## Task description
Return all the data below as it stands, minus the pictures.

>> start

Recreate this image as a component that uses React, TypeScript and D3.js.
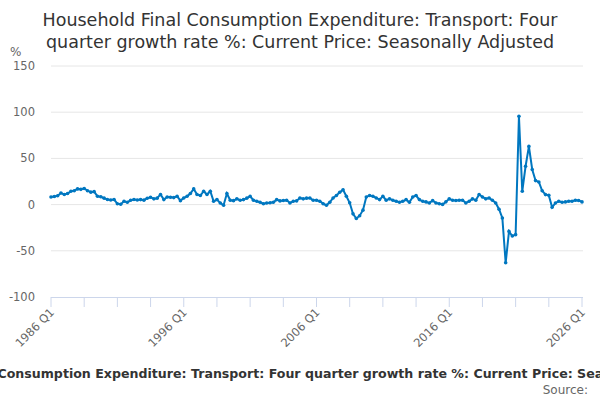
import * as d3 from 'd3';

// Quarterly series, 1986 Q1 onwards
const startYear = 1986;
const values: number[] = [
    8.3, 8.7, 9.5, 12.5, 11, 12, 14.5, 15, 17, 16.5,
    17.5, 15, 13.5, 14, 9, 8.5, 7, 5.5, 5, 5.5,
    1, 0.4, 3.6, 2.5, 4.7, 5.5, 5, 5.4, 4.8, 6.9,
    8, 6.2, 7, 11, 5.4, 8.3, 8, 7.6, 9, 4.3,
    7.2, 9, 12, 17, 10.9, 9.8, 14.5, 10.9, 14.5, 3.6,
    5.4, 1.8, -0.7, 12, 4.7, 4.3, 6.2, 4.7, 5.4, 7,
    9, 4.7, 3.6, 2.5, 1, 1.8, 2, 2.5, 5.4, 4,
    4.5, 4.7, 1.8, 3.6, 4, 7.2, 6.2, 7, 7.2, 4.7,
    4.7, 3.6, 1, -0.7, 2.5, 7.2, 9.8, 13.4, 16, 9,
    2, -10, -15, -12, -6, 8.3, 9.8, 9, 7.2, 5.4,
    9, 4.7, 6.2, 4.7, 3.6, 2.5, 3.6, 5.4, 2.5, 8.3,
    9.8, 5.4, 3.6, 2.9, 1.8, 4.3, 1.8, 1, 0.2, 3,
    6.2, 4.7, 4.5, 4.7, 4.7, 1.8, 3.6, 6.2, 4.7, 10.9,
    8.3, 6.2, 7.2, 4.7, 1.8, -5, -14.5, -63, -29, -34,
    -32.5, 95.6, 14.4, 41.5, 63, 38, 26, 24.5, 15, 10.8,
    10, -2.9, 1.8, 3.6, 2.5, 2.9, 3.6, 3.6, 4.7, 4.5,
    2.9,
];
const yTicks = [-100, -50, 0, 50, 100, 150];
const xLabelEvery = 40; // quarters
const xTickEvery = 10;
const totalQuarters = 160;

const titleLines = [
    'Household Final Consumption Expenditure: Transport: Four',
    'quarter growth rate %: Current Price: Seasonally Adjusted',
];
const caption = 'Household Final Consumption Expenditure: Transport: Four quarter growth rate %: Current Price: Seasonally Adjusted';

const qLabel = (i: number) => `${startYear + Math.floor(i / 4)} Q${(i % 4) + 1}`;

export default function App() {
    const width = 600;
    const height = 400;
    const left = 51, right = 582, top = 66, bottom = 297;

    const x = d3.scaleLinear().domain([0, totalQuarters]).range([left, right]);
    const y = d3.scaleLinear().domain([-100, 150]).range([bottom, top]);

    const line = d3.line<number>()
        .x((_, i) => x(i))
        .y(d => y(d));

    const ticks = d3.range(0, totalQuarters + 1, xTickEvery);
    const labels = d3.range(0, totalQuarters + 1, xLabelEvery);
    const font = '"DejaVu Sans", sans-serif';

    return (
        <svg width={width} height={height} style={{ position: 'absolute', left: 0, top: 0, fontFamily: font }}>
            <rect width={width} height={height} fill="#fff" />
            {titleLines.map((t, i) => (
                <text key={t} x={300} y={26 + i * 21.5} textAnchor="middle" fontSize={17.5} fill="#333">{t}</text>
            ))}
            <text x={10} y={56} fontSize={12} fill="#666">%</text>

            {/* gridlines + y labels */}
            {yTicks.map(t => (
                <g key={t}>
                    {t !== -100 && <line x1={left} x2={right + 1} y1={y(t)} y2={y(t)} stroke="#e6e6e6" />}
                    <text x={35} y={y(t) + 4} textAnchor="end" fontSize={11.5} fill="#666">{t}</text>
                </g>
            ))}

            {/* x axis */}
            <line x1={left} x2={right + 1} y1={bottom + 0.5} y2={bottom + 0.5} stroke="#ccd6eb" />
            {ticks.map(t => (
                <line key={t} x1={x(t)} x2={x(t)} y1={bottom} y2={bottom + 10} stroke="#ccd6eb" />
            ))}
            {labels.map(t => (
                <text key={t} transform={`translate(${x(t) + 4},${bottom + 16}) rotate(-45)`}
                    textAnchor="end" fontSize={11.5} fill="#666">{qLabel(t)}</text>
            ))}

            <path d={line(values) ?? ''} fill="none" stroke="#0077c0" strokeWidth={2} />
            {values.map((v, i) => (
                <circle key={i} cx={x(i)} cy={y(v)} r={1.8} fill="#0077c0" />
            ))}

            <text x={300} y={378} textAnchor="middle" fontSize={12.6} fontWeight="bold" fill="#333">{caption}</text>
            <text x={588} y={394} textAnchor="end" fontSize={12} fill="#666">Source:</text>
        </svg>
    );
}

>> end

## Reply
Recreate this image as a component that uses React, TypeScript and D3.js.
import * as d3 from 'd3';

// Quarterly series, 1986 Q1 onwards
const startYear = 1986;
const values: number[] = [
    8.3, 8.7, 9.5, 12.5, 11, 12, 14.5, 15, 17, 16.5,
    17.5, 15, 13.5, 14, 9, 8.5, 7, 5.5, 5, 5.5,
    1, 0.4, 3.6, 2.5, 4.7, 5.5, 5, 5.4, 4.8, 6.9,
    8, 6.2, 7, 11, 5.4, 8.3, 8, 7.6, 9, 4.3,
    7.2, 9, 12, 17, 10.9, 9.8, 14.5, 10.9, 14.5, 3.6,
    5.4, 1.8, -0.7, 12, 4.7, 4.3, 6.2, 4.7, 5.4, 7,
    9, 4.7, 3.6, 2.5, 1, 1.8, 2, 2.5, 5.4, 4,
    4.5, 4.7, 1.8, 3.6, 4, 7.2, 6.2, 7, 7.2, 4.7,
    4.7, 3.6, 1, -0.7, 2.5, 7.2, 9.8, 13.4, 16, 9,
    2, -10, -15, -12, -6, 8.3, 9.8, 9, 7.2, 5.4,
    9, 4.7, 6.2, 4.7, 3.6, 2.5, 3.6, 5.4, 2.5, 8.3,
    9.8, 5.4, 3.6, 2.9, 1.8, 4.3, 1.8, 1, 0.2, 3,
    6.2, 4.7, 4.5, 4.7, 4.7, 1.8, 3.6, 6.2, 4.7, 10.9,
    8.3, 6.2, 7.2, 4.7, 1.8, -5, -14.5, -63, -29, -34,
    -32.5, 95.6, 14.4, 41.5, 63, 38, 26, 24.5, 15, 10.8,
    10, -2.9, 1.8, 3.6, 2.5, 2.9, 3.6, 3.6, 4.7, 4.5,
    2.9,
];
const yTicks = [-100, -50, 0, 50, 100, 150];
const xLabelEvery = 40; // quarters
const xTickEvery = 10;
const totalQuarters = 160;

const titleLines = [
    'Household Final Consumption Expenditure: Transport: Four',
    'quarter growth rate %: Current Price: Seasonally Adjusted',
];
const caption = 'Household Final Consumption Expenditure: Transport: Four quarter growth rate %: Current Price: Seasonally Adjusted';

const qLabel = (i: number) => `${startYear + Math.floor(i / 4)} Q${(i % 4) + 1}`;

export default function App() {
    const width = 600;
    const height = 400;
    const left = 51, right = 582, top = 66, bottom = 297;

    const x = d3.scaleLinear().domain([0, totalQuarters]).range([left, right]);
    const y = d3.scaleLinear().domain([-100, 150]).range([bottom, top]);

    const line = d3.line<number>()
        .x((_, i) => x(i))
        .y(d => y(d));

    const ticks = d3.range(0, totalQuarters + 1, xTickEvery);
    const labels = d3.range(0, totalQuarters + 1, xLabelEvery);
    const font = '"DejaVu Sans", sans-serif';

    return (
        <svg width={width} height={height} style={{ position: 'absolute', left: 0, top: 0, fontFamily: font }}>
            <rect width={width} height={height} fill="#fff" />
            {titleLines.map((t, i) => (
                <text key={t} x={300} y={26 + i * 21.5} textAnchor="middle" fontSize={17.5} fill="#333">{t}</text>
            ))}
            <text x={10} y={56} fontSize={12} fill="#666">%</text>

            {/* gridlines + y labels */}
            {yTicks.map(t => (
                <g key={t}>
                    {t !== -100 && <line x1={left} x2={right + 1} y1={y(t)} y2={y(t)} stroke="#e6e6e6" />}
                    <text x={35} y={y(t) + 4} textAnchor="end" fontSize={11.5} fill="#666">{t}</text>
                </g>
            ))}

            {/* x axis */}
            <line x1={left} x2={right + 1} y1={bottom + 0.5} y2={bottom + 0.5} stroke="#ccd6eb" />
            {ticks.map(t => (
                <line key={t} x1={x(t)} x2={x(t)} y1={bottom} y2={bottom + 10} stroke="#ccd6eb" />
            ))}
            {labels.map(t => (
                <text key={t} transform={`translate(${x(t) + 4},${bottom + 16}) rotate(-45)`}
                    textAnchor="end" fontSize={11.5} fill="#666">{qLabel(t)}</text>
            ))}

            <path d={line(values) ?? ''} fill="none" stroke="#0077c0" strokeWidth={2} />
            {values.map((v, i) => (
                <circle key={i} cx={x(i)} cy={y(v)} r={1.8} fill="#0077c0" />
            ))}

            <text x={300} y={378} textAnchor="middle" fontSize={12.6} fontWeight="bold" fill="#333">{caption}</text>
            <text x={588} y={394} textAnchor="end" fontSize={12} fill="#666">Source:</text>
        </svg>
    );
}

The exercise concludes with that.